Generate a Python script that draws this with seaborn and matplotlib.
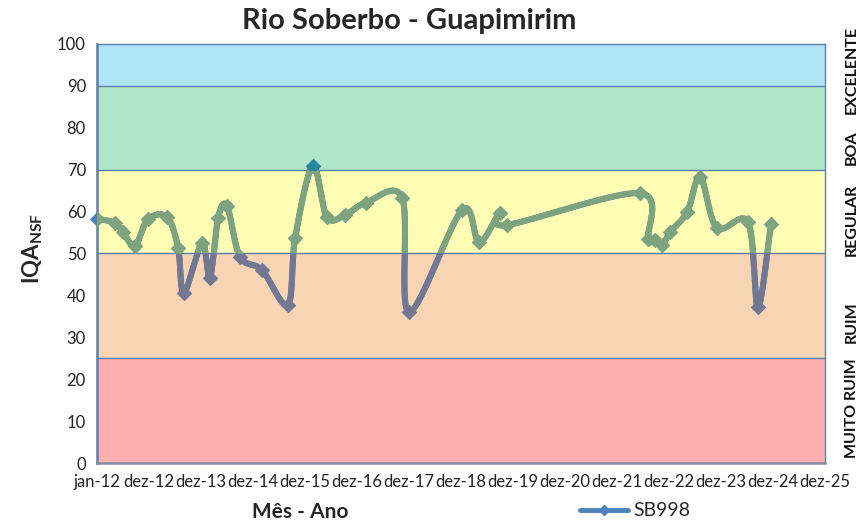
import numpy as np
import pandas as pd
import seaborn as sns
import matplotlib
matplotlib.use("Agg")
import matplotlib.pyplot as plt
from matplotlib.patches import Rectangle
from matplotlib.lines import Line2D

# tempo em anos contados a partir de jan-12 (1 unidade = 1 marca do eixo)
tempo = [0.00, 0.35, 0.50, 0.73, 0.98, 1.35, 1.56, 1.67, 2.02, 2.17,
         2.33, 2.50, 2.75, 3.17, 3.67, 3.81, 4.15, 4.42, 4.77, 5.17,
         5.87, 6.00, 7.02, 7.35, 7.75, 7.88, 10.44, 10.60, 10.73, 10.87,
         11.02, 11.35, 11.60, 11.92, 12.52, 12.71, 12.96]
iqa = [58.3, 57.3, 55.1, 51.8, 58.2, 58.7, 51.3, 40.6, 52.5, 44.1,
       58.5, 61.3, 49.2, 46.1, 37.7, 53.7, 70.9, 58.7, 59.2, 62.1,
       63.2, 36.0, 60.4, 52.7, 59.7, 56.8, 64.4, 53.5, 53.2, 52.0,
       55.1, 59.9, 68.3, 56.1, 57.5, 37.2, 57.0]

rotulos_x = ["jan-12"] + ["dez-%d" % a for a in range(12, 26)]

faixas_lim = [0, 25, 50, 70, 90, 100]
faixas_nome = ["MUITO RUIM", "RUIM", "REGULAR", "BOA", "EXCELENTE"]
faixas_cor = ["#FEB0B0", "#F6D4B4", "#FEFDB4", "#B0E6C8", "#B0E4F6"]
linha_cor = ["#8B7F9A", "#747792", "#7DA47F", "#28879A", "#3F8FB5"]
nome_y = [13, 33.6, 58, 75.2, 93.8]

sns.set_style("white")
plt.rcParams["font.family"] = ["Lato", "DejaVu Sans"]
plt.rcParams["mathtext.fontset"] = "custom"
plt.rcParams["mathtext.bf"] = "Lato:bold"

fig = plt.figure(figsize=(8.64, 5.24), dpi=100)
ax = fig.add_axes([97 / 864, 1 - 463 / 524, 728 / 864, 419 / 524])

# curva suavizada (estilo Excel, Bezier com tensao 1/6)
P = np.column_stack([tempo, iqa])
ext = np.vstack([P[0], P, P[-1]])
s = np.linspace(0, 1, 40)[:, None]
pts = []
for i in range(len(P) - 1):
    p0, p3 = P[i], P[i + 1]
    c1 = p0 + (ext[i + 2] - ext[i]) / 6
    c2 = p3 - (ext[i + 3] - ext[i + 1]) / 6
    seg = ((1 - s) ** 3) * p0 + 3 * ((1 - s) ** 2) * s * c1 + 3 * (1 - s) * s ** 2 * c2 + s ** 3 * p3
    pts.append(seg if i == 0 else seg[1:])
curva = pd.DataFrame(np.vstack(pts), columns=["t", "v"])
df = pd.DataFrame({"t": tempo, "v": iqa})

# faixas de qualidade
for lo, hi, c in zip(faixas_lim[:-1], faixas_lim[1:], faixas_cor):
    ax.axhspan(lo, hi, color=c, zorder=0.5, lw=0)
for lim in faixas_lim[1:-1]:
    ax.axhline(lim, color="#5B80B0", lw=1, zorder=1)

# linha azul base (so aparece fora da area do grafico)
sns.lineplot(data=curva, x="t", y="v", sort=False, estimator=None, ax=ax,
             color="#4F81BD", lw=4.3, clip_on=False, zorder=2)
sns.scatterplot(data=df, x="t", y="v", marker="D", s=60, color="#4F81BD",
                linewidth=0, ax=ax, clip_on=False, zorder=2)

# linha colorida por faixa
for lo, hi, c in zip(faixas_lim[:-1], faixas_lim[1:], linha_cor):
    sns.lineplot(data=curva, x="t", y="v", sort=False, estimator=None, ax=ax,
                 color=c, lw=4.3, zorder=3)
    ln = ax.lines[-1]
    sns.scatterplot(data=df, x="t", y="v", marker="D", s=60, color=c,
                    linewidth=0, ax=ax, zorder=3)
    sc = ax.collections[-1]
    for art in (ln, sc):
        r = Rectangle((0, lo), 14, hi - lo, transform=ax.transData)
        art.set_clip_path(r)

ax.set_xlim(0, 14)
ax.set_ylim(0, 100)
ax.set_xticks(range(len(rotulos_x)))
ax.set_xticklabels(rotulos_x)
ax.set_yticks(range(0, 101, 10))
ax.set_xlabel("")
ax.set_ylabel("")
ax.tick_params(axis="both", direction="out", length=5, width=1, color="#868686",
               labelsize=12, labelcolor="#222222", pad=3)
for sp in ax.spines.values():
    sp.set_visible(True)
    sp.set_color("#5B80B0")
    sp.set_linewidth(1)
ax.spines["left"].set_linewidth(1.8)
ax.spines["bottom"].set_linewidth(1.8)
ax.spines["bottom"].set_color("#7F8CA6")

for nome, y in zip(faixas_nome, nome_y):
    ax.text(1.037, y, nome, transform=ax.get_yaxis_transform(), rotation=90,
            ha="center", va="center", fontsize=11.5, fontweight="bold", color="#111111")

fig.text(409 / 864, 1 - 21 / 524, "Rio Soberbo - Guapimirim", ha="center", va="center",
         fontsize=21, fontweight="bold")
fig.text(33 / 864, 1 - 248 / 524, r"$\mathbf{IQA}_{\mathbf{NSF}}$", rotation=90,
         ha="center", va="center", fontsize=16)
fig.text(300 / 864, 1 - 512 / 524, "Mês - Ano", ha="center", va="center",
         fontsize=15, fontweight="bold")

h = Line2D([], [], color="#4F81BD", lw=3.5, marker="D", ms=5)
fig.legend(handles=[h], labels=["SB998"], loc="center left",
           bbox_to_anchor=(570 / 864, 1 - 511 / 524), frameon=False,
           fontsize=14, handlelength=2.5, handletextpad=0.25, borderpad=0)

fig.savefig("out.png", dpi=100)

________________________________________

▸ Goal of the exercise
Copy out the listing exactly as it stands, but not the pictures.

▸ Problem solution
Generate a Python script that draws this with seaborn and matplotlib.
import numpy as np
import pandas as pd
import seaborn as sns
import matplotlib
matplotlib.use("Agg")
import matplotlib.pyplot as plt
from matplotlib.patches import Rectangle
from matplotlib.lines import Line2D

# tempo em anos contados a partir de jan-12 (1 unidade = 1 marca do eixo)
tempo = [0.00, 0.35, 0.50, 0.73, 0.98, 1.35, 1.56, 1.67, 2.02, 2.17,
         2.33, 2.50, 2.75, 3.17, 3.67, 3.81, 4.15, 4.42, 4.77, 5.17,
         5.87, 6.00, 7.02, 7.35, 7.75, 7.88, 10.44, 10.60, 10.73, 10.87,
         11.02, 11.35, 11.60, 11.92, 12.52, 12.71, 12.96]
iqa = [58.3, 57.3, 55.1, 51.8, 58.2, 58.7, 51.3, 40.6, 52.5, 44.1,
       58.5, 61.3, 49.2, 46.1, 37.7, 53.7, 70.9, 58.7, 59.2, 62.1,
       63.2, 36.0, 60.4, 52.7, 59.7, 56.8, 64.4, 53.5, 53.2, 52.0,
       55.1, 59.9, 68.3, 56.1, 57.5, 37.2, 57.0]

rotulos_x = ["jan-12"] + ["dez-%d" % a for a in range(12, 26)]

faixas_lim = [0, 25, 50, 70, 90, 100]
faixas_nome = ["MUITO RUIM", "RUIM", "REGULAR", "BOA", "EXCELENTE"]
faixas_cor = ["#FEB0B0", "#F6D4B4", "#FEFDB4", "#B0E6C8", "#B0E4F6"]
linha_cor = ["#8B7F9A", "#747792", "#7DA47F", "#28879A", "#3F8FB5"]
nome_y = [13, 33.6, 58, 75.2, 93.8]

sns.set_style("white")
plt.rcParams["font.family"] = ["Lato", "DejaVu Sans"]
plt.rcParams["mathtext.fontset"] = "custom"
plt.rcParams["mathtext.bf"] = "Lato:bold"

fig = plt.figure(figsize=(8.64, 5.24), dpi=100)
ax = fig.add_axes([97 / 864, 1 - 463 / 524, 728 / 864, 419 / 524])

# curva suavizada (estilo Excel, Bezier com tensao 1/6)
P = np.column_stack([tempo, iqa])
ext = np.vstack([P[0], P, P[-1]])
s = np.linspace(0, 1, 40)[:, None]
pts = []
for i in range(len(P) - 1):
    p0, p3 = P[i], P[i + 1]
    c1 = p0 + (ext[i + 2] - ext[i]) / 6
    c2 = p3 - (ext[i + 3] - ext[i + 1]) / 6
    seg = ((1 - s) ** 3) * p0 + 3 * ((1 - s) ** 2) * s * c1 + 3 * (1 - s) * s ** 2 * c2 + s ** 3 * p3
    pts.append(seg if i == 0 else seg[1:])
curva = pd.DataFrame(np.vstack(pts), columns=["t", "v"])
df = pd.DataFrame({"t": tempo, "v": iqa})

# faixas de qualidade
for lo, hi, c in zip(faixas_lim[:-1], faixas_lim[1:], faixas_cor):
    ax.axhspan(lo, hi, color=c, zorder=0.5, lw=0)
for lim in faixas_lim[1:-1]:
    ax.axhline(lim, color="#5B80B0", lw=1, zorder=1)

# linha azul base (so aparece fora da area do grafico)
sns.lineplot(data=curva, x="t", y="v", sort=False, estimator=None, ax=ax,
             color="#4F81BD", lw=4.3, clip_on=False, zorder=2)
sns.scatterplot(data=df, x="t", y="v", marker="D", s=60, color="#4F81BD",
                linewidth=0, ax=ax, clip_on=False, zorder=2)

# linha colorida por faixa
for lo, hi, c in zip(faixas_lim[:-1], faixas_lim[1:], linha_cor):
    sns.lineplot(data=curva, x="t", y="v", sort=False, estimator=None, ax=ax,
                 color=c, lw=4.3, zorder=3)
    ln = ax.lines[-1]
    sns.scatterplot(data=df, x="t", y="v", marker="D", s=60, color=c,
                    linewidth=0, ax=ax, zorder=3)
    sc = ax.collections[-1]
    for art in (ln, sc):
        r = Rectangle((0, lo), 14, hi - lo, transform=ax.transData)
        art.set_clip_path(r)

ax.set_xlim(0, 14)
ax.set_ylim(0, 100)
ax.set_xticks(range(len(rotulos_x)))
ax.set_xticklabels(rotulos_x)
ax.set_yticks(range(0, 101, 10))
ax.set_xlabel("")
ax.set_ylabel("")
ax.tick_params(axis="both", direction="out", length=5, width=1, color="#868686",
               labelsize=12, labelcolor="#222222", pad=3)
for sp in ax.spines.values():
    sp.set_visible(True)
    sp.set_color("#5B80B0")
    sp.set_linewidth(1)
ax.spines["left"].set_linewidth(1.8)
ax.spines["bottom"].set_linewidth(1.8)
ax.spines["bottom"].set_color("#7F8CA6")

for nome, y in zip(faixas_nome, nome_y):
    ax.text(1.037, y, nome, transform=ax.get_yaxis_transform(), rotation=90,
            ha="center", va="center", fontsize=11.5, fontweight="bold", color="#111111")

fig.text(409 / 864, 1 - 21 / 524, "Rio Soberbo - Guapimirim", ha="center", va="center",
         fontsize=21, fontweight="bold")
fig.text(33 / 864, 1 - 248 / 524, r"$\mathbf{IQA}_{\mathbf{NSF}}$", rotation=90,
         ha="center", va="center", fontsize=16)
fig.text(300 / 864, 1 - 512 / 524, "Mês - Ano", ha="center", va="center",
         fontsize=15, fontweight="bold")

h = Line2D([], [], color="#4F81BD", lw=3.5, marker="D", ms=5)
fig.legend(handles=[h], labels=["SB998"], loc="center left",
           bbox_to_anchor=(570 / 864, 1 - 511 / 524), frameon=False,
           fontsize=14, handlelength=2.5, handletextpad=0.25, borderpad=0)

fig.savefig("out.png", dpi=100)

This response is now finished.